A windfall tax on bank profits could raise anywhere between £5bn and £20bn from the big four UK banks alone this year, depending on how its implemented, according to new analysis from research and campaign group Positive Money.
Based on the £28.93bn pre-tax profits the big four banks (HSBC, Barclays, Lloyds and Natwest) recently reported for the first half of 2023, Positive Money estimates £20.3bn (equivalent to around £720 per household) could be raised this year by increasing the existing surcharge on bank profits from 3% to 35%, in line with the government’s windfall tax on energy companies.
The half year profits announced this year are 723% higher than those the banks reported for the same period in 2020, when interest rates hadn’t yet begun rising, Positive Money calculates. These profits can be considered unearned windfalls from higher interest rates, and momentum has grown for them to be taxed to help support households through the cost of living crisis. Although the government itself introduced the surcharge on bank profits in 2015 in recognition of the need for banks to make a fair contribution in respect to the risks their activities pose to the wider economy, Chancellor Jeremy Hunt cut the surcharge by 60% in his Autumn Statement last year, from 8% to 3%.
Alternatively, replicating the Thatcher government’s 2.5% levy on banks’ non-interest bearing deposits, introduced in 1981, would raise £11bn – equivalent to nearly £400 per UK household – Positive Money estimates.
Positive Money calculates that imitating the Czech government’s windfall tax (a 60% levy on bank profits exceeding 120% of the average made between 2018-21, which will apply for three years from 2023) could be expected to raise £18.42bn from the UK’s big four banks’ profits in 2023.
The Italian government made headlines last week with the announcement of a 40% windfall tax on banks. Though the plan was subsequently watered down, Positive Money estimates that emulating it in the UK could still be expected to raise £5.56 from the big four banks alone in 2023 – around £200 per UK household.
Positive Money calculates that, if a windfall tax raises £20bn a year, this would be enough to reinstate the £20 universal credit uplift, abolish the two-child benefit cap, provide free school meals to all children and give public sector workers a 10.5% pay rise. Alternatively, it could fund a 2.5% cut to VAT, which would also help reduce inflation.

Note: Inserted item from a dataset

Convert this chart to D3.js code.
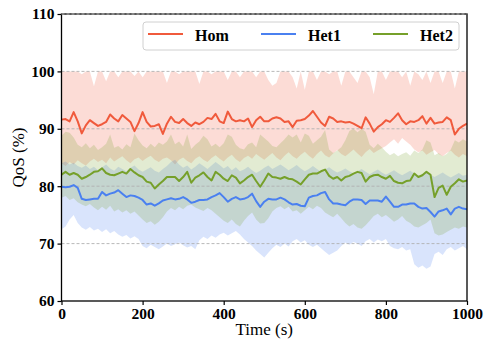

Fran Boait, co-executive director at Positive Money, said: “We’ve seen windfall taxes of various forms across the EU, and even in Britain under a Conservative government in the past, precisely because higher interest rates gift banks enormous unearned profits at the public’s expense.

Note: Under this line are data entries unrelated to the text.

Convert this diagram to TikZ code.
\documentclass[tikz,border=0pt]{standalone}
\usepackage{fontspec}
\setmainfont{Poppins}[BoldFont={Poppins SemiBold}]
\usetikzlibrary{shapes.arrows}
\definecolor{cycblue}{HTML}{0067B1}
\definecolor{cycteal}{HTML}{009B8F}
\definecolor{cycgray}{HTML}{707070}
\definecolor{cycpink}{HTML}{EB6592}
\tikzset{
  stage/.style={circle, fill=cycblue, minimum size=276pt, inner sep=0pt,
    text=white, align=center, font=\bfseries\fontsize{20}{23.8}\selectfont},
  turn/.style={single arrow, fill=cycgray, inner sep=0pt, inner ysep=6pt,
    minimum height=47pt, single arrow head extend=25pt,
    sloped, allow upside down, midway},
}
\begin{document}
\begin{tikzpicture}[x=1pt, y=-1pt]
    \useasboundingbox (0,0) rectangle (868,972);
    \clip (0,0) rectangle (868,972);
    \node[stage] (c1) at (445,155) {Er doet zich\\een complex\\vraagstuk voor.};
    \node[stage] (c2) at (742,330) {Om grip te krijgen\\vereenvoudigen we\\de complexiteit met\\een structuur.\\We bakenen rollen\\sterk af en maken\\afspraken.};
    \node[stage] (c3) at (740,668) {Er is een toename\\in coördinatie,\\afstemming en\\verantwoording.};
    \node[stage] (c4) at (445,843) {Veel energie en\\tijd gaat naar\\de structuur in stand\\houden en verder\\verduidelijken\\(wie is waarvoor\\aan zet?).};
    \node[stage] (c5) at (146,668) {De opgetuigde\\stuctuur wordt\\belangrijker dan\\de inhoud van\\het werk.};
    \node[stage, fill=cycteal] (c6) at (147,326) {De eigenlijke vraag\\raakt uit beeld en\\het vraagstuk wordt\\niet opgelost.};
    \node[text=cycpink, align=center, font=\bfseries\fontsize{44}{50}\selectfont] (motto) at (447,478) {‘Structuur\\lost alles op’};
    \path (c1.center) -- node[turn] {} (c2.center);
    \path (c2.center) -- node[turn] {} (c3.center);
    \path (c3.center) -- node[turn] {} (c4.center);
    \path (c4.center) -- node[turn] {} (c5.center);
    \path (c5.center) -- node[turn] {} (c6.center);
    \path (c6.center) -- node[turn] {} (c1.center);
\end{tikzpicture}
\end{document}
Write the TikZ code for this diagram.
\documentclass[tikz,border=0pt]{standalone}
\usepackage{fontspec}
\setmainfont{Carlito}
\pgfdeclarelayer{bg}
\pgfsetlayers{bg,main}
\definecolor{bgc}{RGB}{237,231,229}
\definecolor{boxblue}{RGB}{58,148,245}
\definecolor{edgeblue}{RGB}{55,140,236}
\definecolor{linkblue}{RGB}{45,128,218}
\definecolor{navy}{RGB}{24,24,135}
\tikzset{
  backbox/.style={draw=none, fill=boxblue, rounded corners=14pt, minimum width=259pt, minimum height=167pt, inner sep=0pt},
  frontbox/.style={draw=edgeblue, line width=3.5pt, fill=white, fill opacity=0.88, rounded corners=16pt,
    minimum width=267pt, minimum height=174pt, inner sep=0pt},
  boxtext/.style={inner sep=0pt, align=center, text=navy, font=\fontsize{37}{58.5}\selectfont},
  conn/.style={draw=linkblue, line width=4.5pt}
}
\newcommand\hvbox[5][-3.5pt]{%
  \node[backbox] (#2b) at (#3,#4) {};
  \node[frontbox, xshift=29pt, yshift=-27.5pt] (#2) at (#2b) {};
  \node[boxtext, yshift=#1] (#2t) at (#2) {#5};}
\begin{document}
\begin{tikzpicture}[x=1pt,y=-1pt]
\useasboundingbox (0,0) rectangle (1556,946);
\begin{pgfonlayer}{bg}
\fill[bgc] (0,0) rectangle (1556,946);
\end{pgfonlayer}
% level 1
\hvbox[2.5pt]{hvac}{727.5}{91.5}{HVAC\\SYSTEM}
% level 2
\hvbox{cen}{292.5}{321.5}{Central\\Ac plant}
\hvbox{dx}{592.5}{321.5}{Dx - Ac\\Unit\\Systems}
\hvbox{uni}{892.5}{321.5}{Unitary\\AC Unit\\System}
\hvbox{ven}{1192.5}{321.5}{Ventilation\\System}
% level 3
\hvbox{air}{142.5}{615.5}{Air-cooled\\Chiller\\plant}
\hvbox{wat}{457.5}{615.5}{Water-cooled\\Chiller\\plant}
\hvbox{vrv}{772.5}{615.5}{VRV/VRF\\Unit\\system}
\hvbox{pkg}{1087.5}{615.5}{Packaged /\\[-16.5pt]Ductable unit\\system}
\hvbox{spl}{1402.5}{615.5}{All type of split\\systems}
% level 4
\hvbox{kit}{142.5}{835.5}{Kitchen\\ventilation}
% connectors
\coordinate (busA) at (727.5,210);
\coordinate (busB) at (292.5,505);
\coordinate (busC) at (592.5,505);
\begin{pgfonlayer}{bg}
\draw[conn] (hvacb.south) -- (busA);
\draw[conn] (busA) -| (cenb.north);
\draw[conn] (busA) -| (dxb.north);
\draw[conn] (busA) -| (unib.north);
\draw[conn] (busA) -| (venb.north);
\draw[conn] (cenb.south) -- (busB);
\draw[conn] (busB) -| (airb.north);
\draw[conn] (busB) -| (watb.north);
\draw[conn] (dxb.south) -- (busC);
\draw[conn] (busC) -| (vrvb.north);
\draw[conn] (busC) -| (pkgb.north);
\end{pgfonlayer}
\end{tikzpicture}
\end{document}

“To allow banks to continue hoarding billions in record profits whilst millions struggle to keep the roof over their heads and food in their families bellies would be an act of gross negligence on the government’s part, especially given that these profits come from the public’s pockets.
“A windfall tax could not only lift millions of families out of poverty and revitalise our precious public services, but it could restore faith in a disillusioned public that it is possible for politicians to work in their interests.”